== Data for the task ==
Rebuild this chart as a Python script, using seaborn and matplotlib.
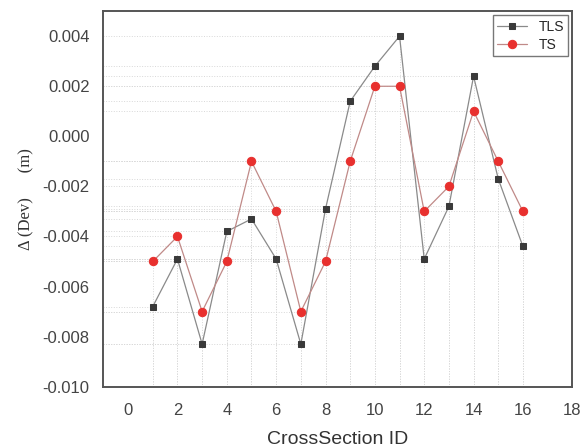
import numpy as np
import pandas as pd
import matplotlib.pyplot as plt
import seaborn as sns

# data
section_id = [1, 2, 3, 4, 5, 6, 7, 8, 9, 10, 11, 12, 13, 14, 15, 16]
tls = [-0.0068, -0.0049, -0.0083, -0.0038, -0.0033, -0.0049, -0.0083, -0.0029,
       0.0014, 0.0028, 0.0040, -0.0049, -0.0028, 0.0024, -0.0017, -0.0044]
ts = [-0.005, -0.004, -0.007, -0.005, -0.001, -0.003, -0.007, -0.005,
      -0.001, 0.002, 0.002, -0.003, -0.002, 0.001, -0.001, -0.003]

df = pd.DataFrame({'id': section_id, 'TLS': tls, 'TS': ts})

sns.set_style('white')
plt.rcParams['font.family'] = ['Liberation Sans', 'DejaVu Sans']

fig, ax = plt.subplots(figsize=(5.81, 4.47), dpi=100)
fig.subplots_adjust(left=0.178, right=0.985, bottom=0.135, top=0.975)

xmin, ymin = -1, -0.010

# drop lines to the axes
for col in ['TLS', 'TS']:
    for x, y in zip(df['id'], df[col]):
        ax.plot([x, x], [ymin, y], color='#d8d8d8', lw=0.7, ls=':', zorder=1)
        ax.plot([xmin, x], [y, y], color='#d8d8d8', lw=0.7, ls=':', zorder=1)

sns.lineplot(data=df, x='id', y='TLS', ax=ax, color='#8a8a8a', lw=0.9,
             marker='s', markersize=5, markerfacecolor='#3a3a3a',
             markeredgecolor='#3a3a3a', label='TLS', zorder=3)
sns.lineplot(data=df, x='id', y='TS', ax=ax, color='#c08a88', lw=0.9,
             marker='o', markersize=6, markerfacecolor='#e8302e',
             markeredgecolor='#e8302e', label='TS', zorder=4)

ax.set_xlim(xmin, 18)
ax.set_ylim(ymin, 0.005)
ax.set_xticks(range(0, 19, 2))
ax.set_yticks(np.arange(-0.010, 0.0041, 0.002))
ax.set_yticklabels([f'{v:.3f}' for v in np.arange(-0.010, 0.0041, 0.002)])
ax.tick_params(length=0, labelsize=12, labelcolor='#444444')
ax.tick_params(axis='x', pad=12)
ax.tick_params(axis='y', pad=10)

for s in ax.spines.values():
    s.set_color('#555555')
    s.set_linewidth(1.4)

ax.set_xlabel('CrossSection ID', fontsize=14, color='#333333', labelpad=9)
ax.set_ylabel('Δ (Dev)      (m)', fontsize=12, color='#333333',
              family=['Liberation Serif', 'DejaVu Serif'], labelpad=6)

leg = ax.legend(loc='upper right', fontsize=10, frameon=True, fancybox=False,
                edgecolor='#555555', handlelength=2.2, borderpad=0.3,
                labelspacing=0.3, borderaxespad=0.3)
leg.get_frame().set_linewidth(1.0)

fig.savefig('out.png', dpi=100)
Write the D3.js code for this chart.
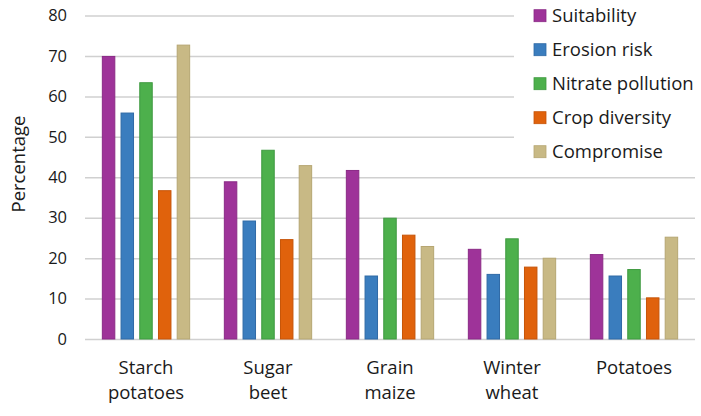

== Given problem ==
Begin at the first line of the records and please reproduce every line exactly through the one containing "right=0.985, bottom=0.135, top=0.975)", leaving all pictures out.

== Worked answer ==
Rebuild this chart as a Python script, using seaborn and matplotlib.
import numpy as np
import pandas as pd
import matplotlib.pyplot as plt
import seaborn as sns

# data
section_id = [1, 2, 3, 4, 5, 6, 7, 8, 9, 10, 11, 12, 13, 14, 15, 16]
tls = [-0.0068, -0.0049, -0.0083, -0.0038, -0.0033, -0.0049, -0.0083, -0.0029,
       0.0014, 0.0028, 0.0040, -0.0049, -0.0028, 0.0024, -0.0017, -0.0044]
ts = [-0.005, -0.004, -0.007, -0.005, -0.001, -0.003, -0.007, -0.005,
      -0.001, 0.002, 0.002, -0.003, -0.002, 0.001, -0.001, -0.003]

df = pd.DataFrame({'id': section_id, 'TLS': tls, 'TS': ts})

sns.set_style('white')
plt.rcParams['font.family'] = ['Liberation Sans', 'DejaVu Sans']

fig, ax = plt.subplots(figsize=(5.81, 4.47), dpi=100)
fig.subplots_adjust(left=0.178, right=0.985, bottom=0.135, top=0.975)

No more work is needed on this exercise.